-- START DATASET EXTRACT --

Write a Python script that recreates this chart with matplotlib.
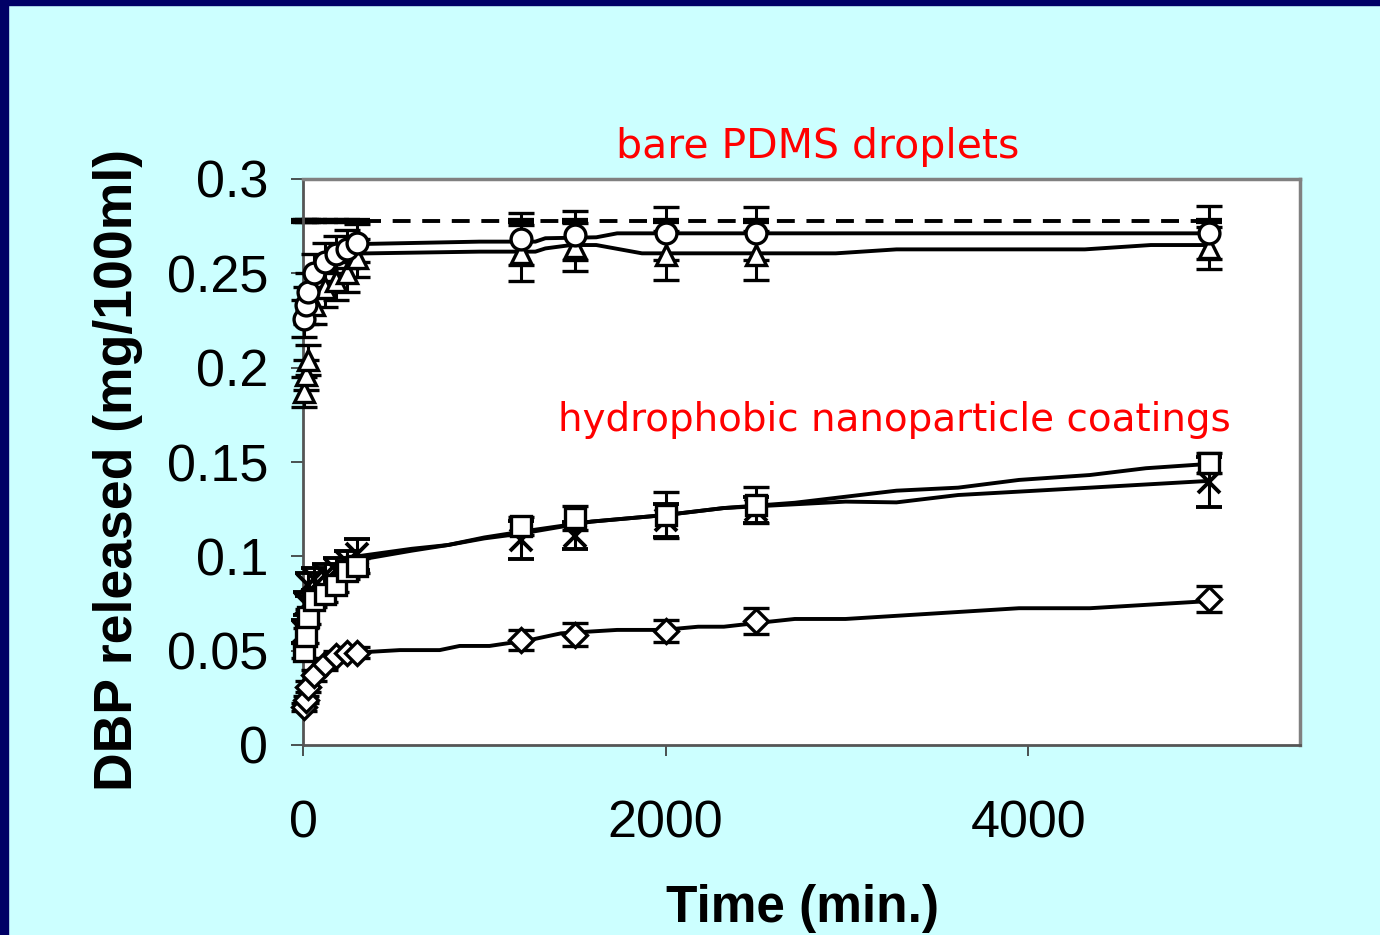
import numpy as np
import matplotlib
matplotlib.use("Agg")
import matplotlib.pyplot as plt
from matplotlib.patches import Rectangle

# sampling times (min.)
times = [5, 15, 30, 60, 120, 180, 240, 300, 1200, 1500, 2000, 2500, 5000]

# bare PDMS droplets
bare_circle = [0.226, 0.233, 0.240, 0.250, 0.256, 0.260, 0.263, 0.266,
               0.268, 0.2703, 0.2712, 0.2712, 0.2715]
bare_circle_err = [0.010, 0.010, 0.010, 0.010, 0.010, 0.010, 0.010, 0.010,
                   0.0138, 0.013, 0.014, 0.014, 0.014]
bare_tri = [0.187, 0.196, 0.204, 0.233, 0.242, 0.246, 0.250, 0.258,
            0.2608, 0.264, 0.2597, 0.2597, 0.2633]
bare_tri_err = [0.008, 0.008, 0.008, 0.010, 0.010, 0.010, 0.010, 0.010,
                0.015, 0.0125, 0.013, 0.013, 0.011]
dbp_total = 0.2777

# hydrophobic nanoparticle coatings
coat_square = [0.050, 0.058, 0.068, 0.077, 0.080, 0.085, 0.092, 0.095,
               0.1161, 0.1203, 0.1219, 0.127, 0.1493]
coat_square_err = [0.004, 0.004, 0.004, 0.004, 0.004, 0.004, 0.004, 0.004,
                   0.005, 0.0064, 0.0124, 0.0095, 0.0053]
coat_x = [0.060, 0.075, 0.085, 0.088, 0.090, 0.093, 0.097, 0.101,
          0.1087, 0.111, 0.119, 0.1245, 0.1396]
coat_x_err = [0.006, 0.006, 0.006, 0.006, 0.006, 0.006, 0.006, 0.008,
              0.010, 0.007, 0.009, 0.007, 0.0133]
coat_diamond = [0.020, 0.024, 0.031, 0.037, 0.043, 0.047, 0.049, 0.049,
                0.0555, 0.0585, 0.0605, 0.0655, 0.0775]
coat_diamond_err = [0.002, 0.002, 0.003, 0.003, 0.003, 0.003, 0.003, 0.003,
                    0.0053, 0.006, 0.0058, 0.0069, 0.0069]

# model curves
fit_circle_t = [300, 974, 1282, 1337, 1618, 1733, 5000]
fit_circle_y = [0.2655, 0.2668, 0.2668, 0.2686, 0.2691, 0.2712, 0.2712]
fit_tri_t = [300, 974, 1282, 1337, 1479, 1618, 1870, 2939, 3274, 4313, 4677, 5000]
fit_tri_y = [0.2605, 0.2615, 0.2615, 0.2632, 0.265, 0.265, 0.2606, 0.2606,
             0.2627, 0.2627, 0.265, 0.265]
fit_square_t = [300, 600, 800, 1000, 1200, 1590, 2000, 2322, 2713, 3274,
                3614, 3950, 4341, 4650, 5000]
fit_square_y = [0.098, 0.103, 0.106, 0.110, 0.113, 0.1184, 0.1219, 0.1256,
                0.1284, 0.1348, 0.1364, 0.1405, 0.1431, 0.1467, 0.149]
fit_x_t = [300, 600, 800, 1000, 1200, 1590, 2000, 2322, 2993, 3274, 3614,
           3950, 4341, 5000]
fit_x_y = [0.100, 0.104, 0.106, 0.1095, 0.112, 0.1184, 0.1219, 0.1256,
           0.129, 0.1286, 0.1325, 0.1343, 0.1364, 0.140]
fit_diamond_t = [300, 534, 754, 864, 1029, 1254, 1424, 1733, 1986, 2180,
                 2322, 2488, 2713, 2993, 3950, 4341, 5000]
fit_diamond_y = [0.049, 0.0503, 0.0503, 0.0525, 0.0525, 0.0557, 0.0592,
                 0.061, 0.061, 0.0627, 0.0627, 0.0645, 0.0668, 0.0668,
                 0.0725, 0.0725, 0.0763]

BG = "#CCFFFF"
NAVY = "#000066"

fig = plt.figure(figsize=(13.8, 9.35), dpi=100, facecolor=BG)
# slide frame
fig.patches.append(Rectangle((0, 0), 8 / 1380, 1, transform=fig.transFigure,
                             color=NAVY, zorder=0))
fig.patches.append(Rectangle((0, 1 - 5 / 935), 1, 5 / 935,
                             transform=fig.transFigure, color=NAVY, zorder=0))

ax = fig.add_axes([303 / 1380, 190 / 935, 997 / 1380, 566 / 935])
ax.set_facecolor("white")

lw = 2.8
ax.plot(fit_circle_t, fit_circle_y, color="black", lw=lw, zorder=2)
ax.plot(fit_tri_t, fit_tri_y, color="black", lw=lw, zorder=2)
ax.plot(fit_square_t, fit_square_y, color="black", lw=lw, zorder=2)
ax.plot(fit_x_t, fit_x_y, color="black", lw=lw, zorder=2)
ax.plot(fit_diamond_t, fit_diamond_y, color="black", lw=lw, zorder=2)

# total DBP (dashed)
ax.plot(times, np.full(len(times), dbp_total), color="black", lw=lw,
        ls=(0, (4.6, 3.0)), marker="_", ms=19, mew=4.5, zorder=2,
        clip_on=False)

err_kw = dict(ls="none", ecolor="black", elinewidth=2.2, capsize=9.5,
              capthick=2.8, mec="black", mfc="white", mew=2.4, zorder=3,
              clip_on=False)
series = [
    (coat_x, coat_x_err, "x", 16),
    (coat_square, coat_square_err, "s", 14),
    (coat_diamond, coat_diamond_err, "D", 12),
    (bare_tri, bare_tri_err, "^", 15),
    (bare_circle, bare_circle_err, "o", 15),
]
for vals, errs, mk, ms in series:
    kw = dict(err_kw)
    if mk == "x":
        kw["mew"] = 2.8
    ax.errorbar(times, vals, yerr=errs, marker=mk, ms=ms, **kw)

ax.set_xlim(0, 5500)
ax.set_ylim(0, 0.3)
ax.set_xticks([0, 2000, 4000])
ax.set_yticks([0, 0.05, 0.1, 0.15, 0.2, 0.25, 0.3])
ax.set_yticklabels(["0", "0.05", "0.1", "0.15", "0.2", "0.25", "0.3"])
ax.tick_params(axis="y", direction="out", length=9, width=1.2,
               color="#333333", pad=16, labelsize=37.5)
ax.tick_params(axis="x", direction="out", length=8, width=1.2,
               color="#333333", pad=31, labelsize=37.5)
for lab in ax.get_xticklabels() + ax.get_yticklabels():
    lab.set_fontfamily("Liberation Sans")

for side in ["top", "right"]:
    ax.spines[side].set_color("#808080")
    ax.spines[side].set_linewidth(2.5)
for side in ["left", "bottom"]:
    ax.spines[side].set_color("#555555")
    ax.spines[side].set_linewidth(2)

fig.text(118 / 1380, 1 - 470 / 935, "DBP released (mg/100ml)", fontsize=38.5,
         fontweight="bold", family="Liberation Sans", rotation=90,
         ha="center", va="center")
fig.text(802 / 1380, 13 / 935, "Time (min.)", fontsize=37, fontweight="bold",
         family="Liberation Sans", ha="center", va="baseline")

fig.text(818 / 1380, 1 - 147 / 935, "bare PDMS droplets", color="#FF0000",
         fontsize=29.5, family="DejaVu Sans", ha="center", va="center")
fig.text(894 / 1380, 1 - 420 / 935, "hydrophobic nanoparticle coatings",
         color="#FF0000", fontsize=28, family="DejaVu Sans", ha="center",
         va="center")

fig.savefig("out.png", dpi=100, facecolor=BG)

-- END DATASET EXTRACT --

THE PROBLEM:
Write out exactly the opening lines of the data, stopping after the line that holds "from matplotlib.patches import Rectangle". Exclude pictures.

TASK RESPONSE:
Write a Python script that recreates this chart with matplotlib.
import numpy as np
import matplotlib
matplotlib.use("Agg")
import matplotlib.pyplot as plt
from matplotlib.patches import Rectangle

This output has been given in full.